After facing the very real possibility that I would be ‘the least funny man in Christendom’ (trademark Rollo Skinner a few weeks ago), first thing was to get a skeleton. Figure out the basics of what I was going to talk about, without worrying about making anyone laugh. As our teacher Mr Cee puts it, ‘if it’s funny, that’s a bonus.’ So I wrote a few different versions, on varying subjects: aspects of my character, things that had happened to me recently and how I reacted to them, observations about life.
I ran these by my brother, who’s written standup before and isn’t afraid to be brutal, to work out which was the most potentially funny. And then a friend, so I could get a female perspective too. I told them not to take any prisoners. Getting feedback is crucial, and the first time shouldn’t be in front of an audience. Certainly not at this stage, anyway. My brother tore my first couple of routes to shreds, declaring one of them ‘way too dark’. So the third route prevailed, if only by default.

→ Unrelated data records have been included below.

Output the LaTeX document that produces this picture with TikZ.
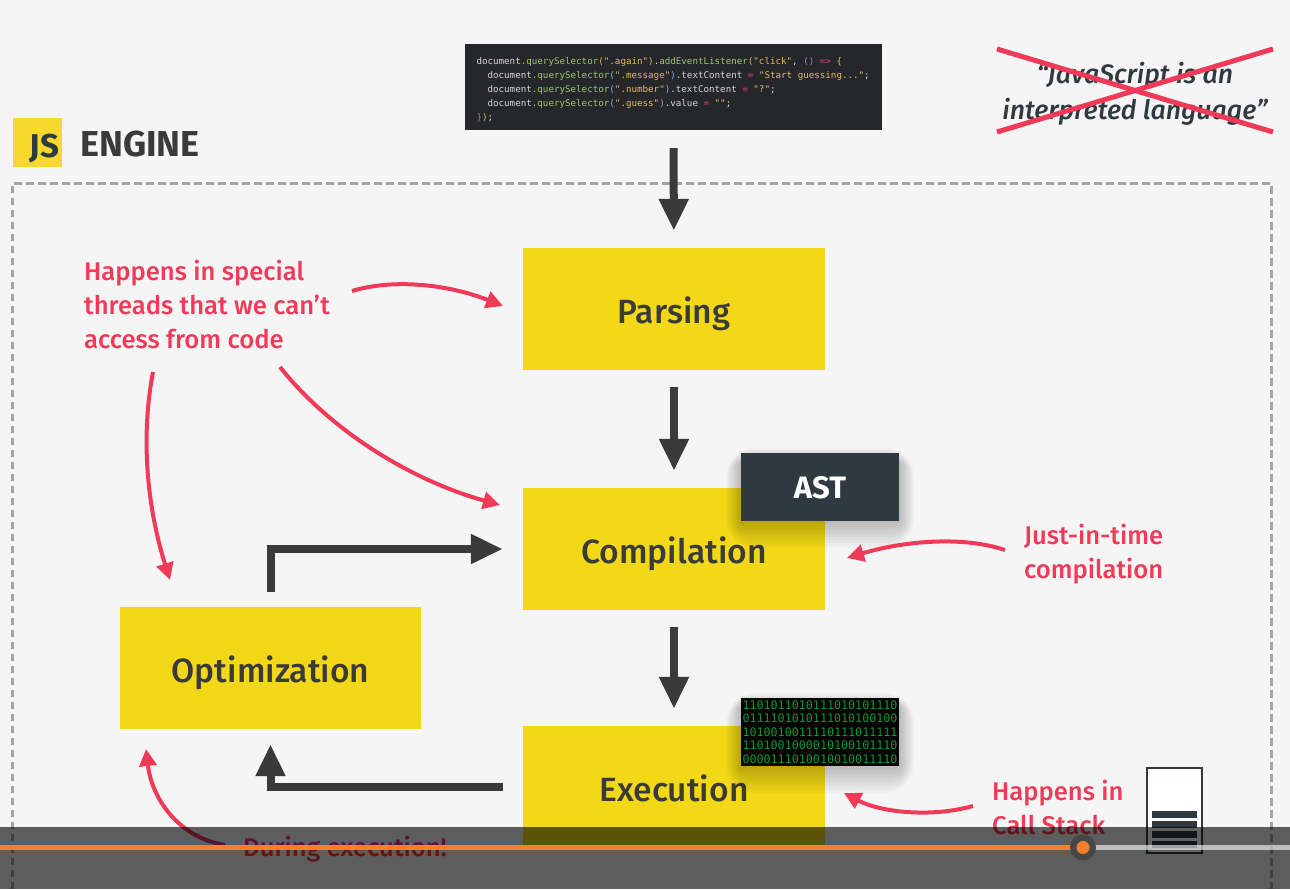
\documentclass[tikz,border=0pt]{standalone}
\usepackage{fontspec}
\usetikzlibrary{arrows.meta}
\setmainfont{Fira Sans}
\newfontfamily\mediumfont[UprightFont={* Medium},ItalicFont={* Medium Italic}]{Fira Sans}
\newfontfamily\codefont{DejaVu Sans Mono}
\definecolor{pagecol}{HTML}{F5F5F6}
\definecolor{stagecol}{HTML}{F2D816}
\definecolor{logocol}{HTML}{F7D92E}
\definecolor{inkcol}{HTML}{3A3A3A}
\definecolor{notecol}{HTML}{F03A58}
\definecolor{slatecol}{HTML}{2F3A40}
\definecolor{framecol}{HTML}{A3A3A3}
\definecolor{playcol}{HTML}{F57F2B}
\definecolor{codecol}{HTML}{26272B}
\definecolor{bitcol}{HTML}{0C9A33}
\definecolor{cgreen}{HTML}{9CC76E}
\definecolor{cyellow}{HTML}{E3B95B}
\definecolor{cblue}{HTML}{6FB6D8}
\definecolor{cred}{HTML}{E8406A}
\definecolor{cpurple}{HTML}{A678C8}
\definecolor{cwhite}{HTML}{D6D6D6}
\newcommand{\tokg}[1]{\textcolor{cgreen}{#1}}
\newcommand{\toky}[1]{\textcolor{cyellow}{#1}}
\newcommand{\tokb}[1]{\textcolor{cblue}{#1}}
\newcommand{\tokr}[1]{\textcolor{cred}{#1}}
\newcommand{\tokp}[1]{\textcolor{cpurple}{#1}}
\newcommand{\softshadow}[4]{\foreach \s in {30,27,...,3}
  \fill[black,opacity=.025,rounded corners=\s pt] (#1-\s/2,#2+10-\s/2) rectangle (#3+\s/2,#4+\s*0.9);}
\tikzset{
  stagebox/.style={fill=stagecol,text=inkcol,minimum width=302pt,minimum height=122pt,inner sep=0pt,
    text height=28pt,text depth=0pt,font=\mediumfont\fontsize{33.6}{33.6}\selectfont},
  flowarrow/.style={draw=inkcol,line width=8pt,-{Triangle[width=28pt,length=32pt]}},
  notearrow/.style={draw=notecol,line width=4pt,-{Triangle[width=17pt,length=17pt]}},
  notetext/.style={text=notecol,inner sep=0pt,align=left,font=\mediumfont\fontsize{25.6}{34}\selectfont},
  crossline/.style={draw=notecol,line width=5pt}
}
\begin{document}
\begin{tikzpicture}[x=1pt,y=-1pt]
\useasboundingbox (0,0) rectangle (1290,889);
\fill[pagecol] (0,0) rectangle (1290,889);
% engine frame and title
\draw[framecol,line width=3pt,dash pattern=on 7.5pt off 4.5pt] (12,889) -- (12,183) -- (1271,183) -- (1271,889);
\node[fill=logocol,minimum size=49pt,inner sep=0pt] (jslogo) at (37.5,142.5) {};
\node[anchor=south east,inner sep=0pt,text=slatecol,font=\bfseries\fontsize{33}{33}\selectfont] (jstext) at (59.5,163) {JS};
\node[anchor=west,inner sep=0pt,text=inkcol,font=\bfseries\fontsize{36}{36}\selectfont] (enginetitle) at (80,144) {ENGINE};
% source code
\node[fill=codecol,minimum width=417pt,minimum height=86pt,inner sep=0pt,text width=394pt,align=left,
  text=cwhite,font=\codefont\fontsize{9.2}{13.9}\selectfont] (code) at (673.5,87) {\spaceskip=5.54pt\relax
\rule{0pt}{13pt}document\tokg{.querySelector}\toky{(}\toky{".again"}\toky{)}.\tokg{addEventListener}\toky{(}\toky{"click"}, \tokp{()} \tokr{=>} \toky{\{}\\
~~document\tokg{.querySelector}\tokb{(}\toky{".message"}\tokb{)}.textContent \tokr{=} \toky{"Start guessing..."};\\
~~document\tokg{.querySelector}\tokb{(}\toky{".number"}\tokb{)}.textContent \tokr{=} \toky{"?"};\\
~~document\tokg{.querySelector}\tokb{(}\toky{".guess"}\tokb{)}.value \tokr{=} \toky{""};\\
\tokp{\}}\toky{)};};
% crossed out claim
\node[inner sep=0pt,align=center,text=slatecol,font=\mediumfont\fontsize{26.7}{36}\selectfont\itshape] (claim) at (1135,94) {\itshape “JavaScript is an\\\itshape interpreted language”};
\coordinate (crossa) at (997,49);
\coordinate (crossb) at (1273,132);
\coordinate (crossc) at (997,132);
\coordinate (crossd) at (1273,49);
\draw[crossline] (crossa) -- (crossb);
\draw[crossline] (crossc) -- (crossd);
% stages
\node[stagebox] (parsing) at (674,309) {Parsing};
\node[stagebox] (compilation) at (674,549) {Compilation};
\node[stagebox,minimum width=301pt] (optimization) at (270.5,668) {Optimization};
\node[stagebox] (execution) at (674,787) {Execution};
\softshadow{741}{453}{899}{521}
\node[fill=slatecol,text=white,minimum width=158pt,minimum height=68pt,inner sep=0pt,text height=22pt,text depth=0pt,font=\bfseries\fontsize{31}{31}\selectfont] (ast) at (820,487) {AST};
\softshadow{741}{698}{899}{766}
\node[fill=black,text=bitcol,minimum width=158pt,minimum height=68pt,inner sep=0pt,align=center,font=\codefont\fontsize{11.7}{13.5}\selectfont] (binary) at (820,732) {1101011010111010101110\\0111101010111010100100\\1010010011110111011111\\1101001000010100101110\\0000111010010010011110};
% flow
\draw[flowarrow,shorten <=18pt,shorten >=17pt] (code) -- (parsing);
\draw[flowarrow,shorten <=17pt,shorten >=17pt] (parsing) -- (compilation);
\draw[flowarrow,shorten <=17pt,shorten >=17pt] (compilation) -- (execution);
\draw[flowarrow,shorten <=20pt,shorten >=15pt] (execution.west) -| (optimization.south);
\draw[flowarrow,shorten <=15pt,shorten >=20pt] (optimization.north) |- (compilation.west);
% notes
\node[notetext,anchor=west] (threads) at (84,304) {Happens in special\\threads that we can’t\\access from code};
\node[notetext,anchor=west] (jit) at (1024,554) {Just-in-time\\compilation};
\node[notetext,anchor=west] (callstack) at (992,807) {Happens in\\Call Stack};
\node[notetext,anchor=west] (during) at (243,849) {During execution!};
\coordinate (threadsa) at (352,291);
\coordinate (threadsb) at (280,367);
\coordinate (threadsc) at (153,372);
\coordinate (parsingin) at (503,306);
\coordinate (compilein) at (500,505);
\coordinate (optin) at (170,580);
\coordinate (jitout) at (1005,550);
\coordinate (jitin) at (847,558);
\coordinate (stackout) at (973,806);
\coordinate (stackin) at (844,793);
\coordinate (duringout) at (225,845);
\coordinate (duringin) at (146,749);
\draw[notearrow] (threadsa) .. controls (395,278) and (450,285) .. (parsingin);
\draw[notearrow] (threadsb) .. controls (330,430) and (410,480) .. (compilein);
\draw[notearrow] (threadsc) .. controls (140,440) and (148,510) .. (optin);
\draw[notearrow] (jitout) .. controls (960,535) and (900,542) .. (jitin);
\draw[notearrow] (stackout) .. controls (930,818) and (880,812) .. (stackin);
\draw[notearrow] (duringout) .. controls (180,838) and (152,800) .. (duringin);
% stack icon
\node[draw=slatecol,fill=white,line width=1.5pt,minimum width=55pt,minimum height=85pt,inner sep=0pt] (stack) at (1174.5,810.5) {};
\foreach \y in {811,821,831,841}
  \fill[slatecol] (1152,\y) rectangle (1197,\y+7);
% video player bar
\fill[black,opacity=.62] (0,827) rectangle (1290,889);
\fill[playcol] (0,845) rectangle (1083,850);
\fill[white,opacity=.6] (1083,845) rectangle (1290,850);
\node[circle,fill=black!72,minimum size=26pt,inner sep=0pt] (knob) at (1083,847.5) {};
\node[circle,fill=playcol,minimum size=13pt,inner sep=0pt] (knobdot) at (knob) {};
\end{tikzpicture}
\end{document}
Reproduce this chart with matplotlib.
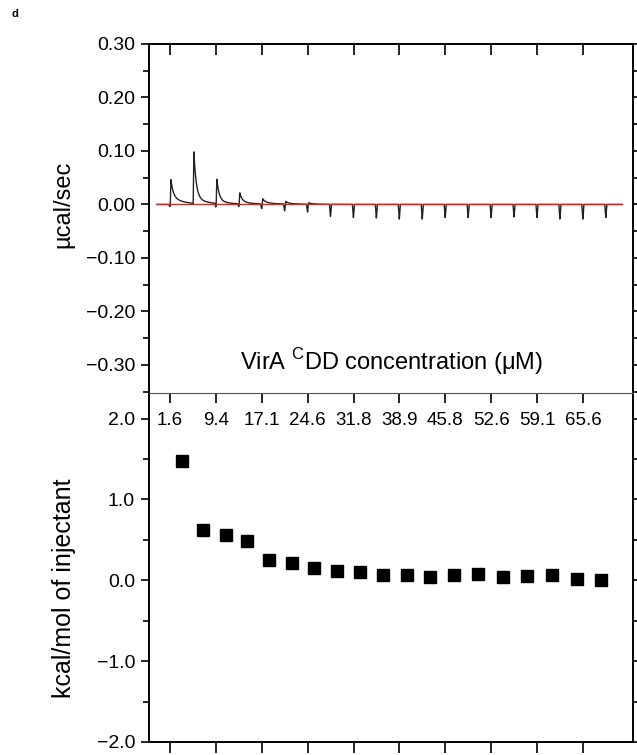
import numpy as np
import matplotlib
matplotlib.use("Agg")
import matplotlib.pyplot as plt
from matplotlib.ticker import MultipleLocator, FuncFormatter

plt.rcParams['font.family'] = ['Liberation Sans', 'DejaVu Sans']
plt.rcParams['mathtext.fontset'] = 'custom'
plt.rcParams['mathtext.rm'] = 'Liberation Sans'

# ---------------- data ----------------
# raw ITC thermogram: one entry per injection (injection number 1..20)
inj_number = np.arange(1, 21)
peak_fast = [0.032, 0.086, 0.040, 0.016, 0.006, 0.003, 0.002, 0.0, 0.0, 0.0,
             0.0, 0.0, 0.0, 0.0, 0.0, 0.0, 0.0, 0.0, 0.0, 0.0]
peak_tail = [0.015, 0.012, 0.006, 0.005, 0.004, 0.002, 0.001, 0.0, 0.0, 0.0,
             0.0, 0.0, 0.0, 0.0, 0.0, 0.0, 0.0, 0.0, 0.0, 0.0]
dip_depth = [-0.004, -0.002, -0.007, -0.005, -0.009, -0.013, -0.015, -0.023, -0.025, -0.026,
             -0.028, -0.028, -0.025, -0.025, -0.025, -0.024, -0.025, -0.028, -0.028, -0.025]
trace_start, trace_end = 0.43, 20.7

# concentration tick labels (at every second injection)
conc_tick_pos = [1, 3, 5, 7, 9, 11, 13, 15, 17, 19]
conc_labels = ['1.6', '9.4', '17.1', '24.6', '31.8', '38.9', '45.8', '52.6', '59.1', '65.6']

# integrated heats
square_x = [1.54, 2.45, 3.43, 4.37, 5.33, 6.31, 7.29, 8.28, 9.28, 10.30,
            11.32, 12.33, 13.38, 14.41, 15.50, 16.55, 17.64, 18.73, 19.78]
heat_kcal = [1.47, 0.62, 0.56, 0.48, 0.25, 0.21, 0.15, 0.12, 0.10, 0.07,
             0.06, 0.04, 0.06, 0.08, 0.04, 0.05, 0.06, 0.01, 0.00]

# ---------------- figure ----------------
W_PX, H_PX = 637, 755
fig = plt.figure(figsize=(W_PX / 100, H_PX / 100), dpi=100)
left = 149 / W_PX
right = 633 / W_PX
top1 = 1 - 44 / H_PX
mid = 1 - 392.7 / H_PX
bot = 1 - 742 / H_PX
ax1 = fig.add_axes([left, mid, right - left, top1 - mid])
ax2 = fig.add_axes([left, bot, right - left, mid - bot])

xlim = (0.085, 21.18)
TICK_FS = 14
LABEL_FS = 17

# thermogram trace built from the per-injection readings
t = np.arange(trace_start, trace_end, 0.004)
y = np.zeros_like(t)
for n, pf, pt, d in zip(inj_number, peak_fast, peak_tail, dip_depth):
    dt = t - n
    y += d * np.clip(1 - np.abs(dt + 0.005) / 0.045, 0, None)
    rise = (dt >= 0.01) & (dt < 0.04)
    y[rise] += (pf + pt) * (dt[rise] - 0.01) / 0.03
    dec = dt >= 0.04
    y[dec] += pf * np.exp(-(dt[dec] - 0.04) / 0.10) + pt * np.exp(-(dt[dec] - 0.04) / 0.50)

ax1.plot(t, y, color='#222222', lw=1.0, zorder=2)
ax1.plot([trace_start, trace_end], [0, 0], color='#e5202a', lw=1.0, zorder=3)

ax1.set_xlim(*xlim)
ax1.set_ylim(-0.352, 0.30)
ax1.set_xticks(conc_tick_pos)
ax1.tick_params(axis='x', which='both', top=True, bottom=False, labelbottom=False,
                direction='in', length=8, width=1.2)
ax1.yaxis.set_major_locator(MultipleLocator(0.1))
ax1.yaxis.set_minor_locator(MultipleLocator(0.05))
ax1.yaxis.set_major_formatter(FuncFormatter(lambda v, p: ('%.2f' % v).replace('-', '\u2212')))
ax1.tick_params(axis='y', which='both', left=True, right=True, direction='out',
                width=1.2, labelsize=TICK_FS, pad=4)
ax1.tick_params(axis='y', which='major', length=6)
ax1.tick_params(axis='y', which='minor', length=4.5)
ax1.set_ylabel('\u00b5cal/sec', fontsize=LABEL_FS)
ax1.yaxis.set_label_coords(-0.155, 0.54)
ax1.text(0.5, 0.088, 'VirA $^{\\mathrm{C}}$DD concentration (\u03bcM)', transform=ax1.transAxes,
         ha='center', va='center', fontsize=17)

for s in ['left', 'right', 'top']:
    ax1.spines[s].set_linewidth(1.4)
ax1.spines['bottom'].set_visible(False)

# lower panel
ax2.plot(square_x, heat_kcal, linestyle='none', marker='s', markersize=8, color='black')
ax2.set_xlim(*xlim)
ax2.set_ylim(-2.0, 2.32)
ax2.set_xticks(conc_tick_pos)
ax2.tick_params(axis='x', which='both', bottom=True, top=False, labelbottom=False,
                direction='out', length=8, width=1.2)
ax2.yaxis.set_major_locator(MultipleLocator(1.0))
ax2.yaxis.set_minor_locator(MultipleLocator(0.5))
ax2.yaxis.set_major_formatter(FuncFormatter(lambda v, p: ('%.1f' % v).replace('-', '\u2212')))
ax2.tick_params(axis='y', which='both', left=True, right=True, direction='out',
                width=1.2, labelsize=TICK_FS, pad=4)
ax2.tick_params(axis='y', which='major', length=6)
ax2.tick_params(axis='y', which='minor', length=4.5)
ax2.set_ylabel('kcal/mol of injectant', fontsize=LABEL_FS + 1)
ax2.yaxis.set_label_coords(-0.151, 0.44)
for s in ['left', 'right', 'bottom']:
    ax2.spines[s].set_linewidth(1.4)
ax2.spines['top'].set_linewidth(0.8)
ax2.spines['top'].set_color('#555555')

sec = ax2.secondary_xaxis('top')
sec.set_xticks(conc_tick_pos, labels=conc_labels)
sec.tick_params(axis='x', direction='in', length=7, width=1.2, labelsize=13.5, pad=-26)
sec.spines['top'].set_visible(False)

fig.text(12 / W_PX, 1 - 14 / H_PX, 'd', fontweight='bold', fontsize=8, ha='left', va='center')

fig.savefig('out.png', dpi=100)
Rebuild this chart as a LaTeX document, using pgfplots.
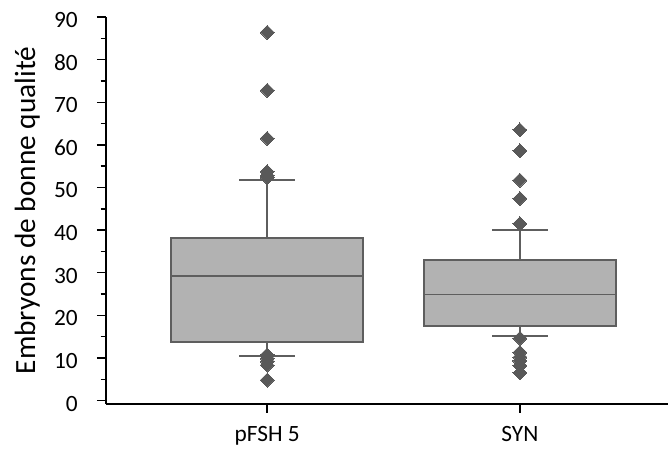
\documentclass[border=0pt]{standalone}
\usepackage{fontspec}
\setmainfont{Carlito}
\usepackage{pgfplots}
\pgfplotsset{compat=1.18}
\definecolor{boxfill}{HTML}{B2B2B2}
\definecolor{boxline}{HTML}{5E5E5E}
\definecolor{mk}{HTML}{595959}
\begin{document}
\begin{tikzpicture}
\begin{axis}[name=ax, scale only axis, width=421.5pt, height=290.25pt,
  xmin=-0.638, xmax=1.586, ymin=-0.8, ymax=90,
  axis lines=left, axis line style={line width=1.5pt, -, black},
  ytick={0,10,...,90}, minor ytick={5,15,...,85},
  xtick={0,1}, xticklabels={pFSH 5, SYN},
  tick align=outside, major tick length=6.75pt, minor tick length=4pt,
  every tick/.style={black, line width=1.1pt},
  /pgf/number format/assume math mode=true,
  tick label style={font=\fontsize{17.5}{20}\selectfont},
  yticklabel style={anchor=east, inner sep=0pt, xshift=-14.25pt, yshift=-2.25pt},
  xticklabel style={anchor=base, inner sep=0pt, yshift=-21pt},
  ylabel={Embryons de bonne qualité},
  every axis y label/.style={at={(axis description cs:-0.1263,0.5)}, rotate=90, anchor=base, inner sep=0pt, font=\fontsize{22}{26}\selectfont},
  clip=false, unbounded coords=jump,
]
% pFSH 5 : whiskers, box, median
\addplot[draw=boxline, line width=1.4pt] coordinates {(0,38.07) (0,51.7) (0,nan) (-0.11,51.7) (0.11,51.7) (0,nan) (0,13.66) (0,10.4) (0,nan) (-0.11,10.4) (0.11,10.4)};
\addplot[draw=boxline, fill=boxfill, line width=1.4pt] coordinates {(-0.38,13.66) (0.38,13.66) (0.38,38.07) (-0.38,38.07)} -- cycle;
\addplot[draw=boxline, line width=1.4pt] coordinates {(-0.38,29.15) (0.38,29.15)};
% SYN : whiskers, box, median
\addplot[draw=boxline, line width=1.4pt] coordinates {(1,32.9) (1,40.0) (1,nan) (0.89,40.0) (1.11,40.0) (1,nan) (1,17.4) (1,15.1) (1,nan) (0.89,15.1) (1.11,15.1)};
\addplot[draw=boxline, fill=boxfill, line width=1.4pt] coordinates {(0.62,17.4) (1.38,17.4) (1.38,32.9) (0.62,32.9)} -- cycle;
\addplot[draw=boxline, line width=1.4pt] coordinates {(0.62,24.9) (1.38,24.9)};
% outliers
\addplot[only marks, mark=square*, mark size=3.7pt, mark options={rotate=45, draw=mk, fill=mk, line width=0pt}]
  coordinates {(0,86.4) (0,72.8) (0,61.5) (0,53.7) (0,52.8) (0,52.3) (0,10.7) (0,9.9) (0,9.2) (0,8.3) (0,4.8)
               (1,63.5) (1,58.6) (1,51.7) (1,47.4) (1,41.5) (1,14.6) (1,11.3) (1,10.2) (1,9.3) (1,8.2) (1,6.5)};
\end{axis}
\pgfresetboundingbox
\path ([shift={(-79.5pt,-33.75pt)}]ax.south west) rectangle ([shift={(423pt,303pt)}]ax.south west);
\end{tikzpicture}
\end{document}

And then I honed. I littered the text with gags and rated them all out of ten. Being no stranger to the out-of-ten rating system (cough *Marc Lewis* cough), I wasn’t surprised to get this instruction as homework. And it was a useful way of separating the weak from the chat.
Lastly, I tried performing it on my own. A few times, to see if I was getting the best out of the timing. I’m not convinced I’ve nailed this yet as I’ve always preferred writing to performing. But at least giving it a few tries helped me to feel less nervous – not to mention chop and change the bits that dragged.
Now I’m the proud owner of a five-minute set that I’m only marginally pooping my pants to voice out loud to people. However, if you know me, please don’t come to the show. Because if it flops and I die on stage, I will really have to move to sunny Mexico.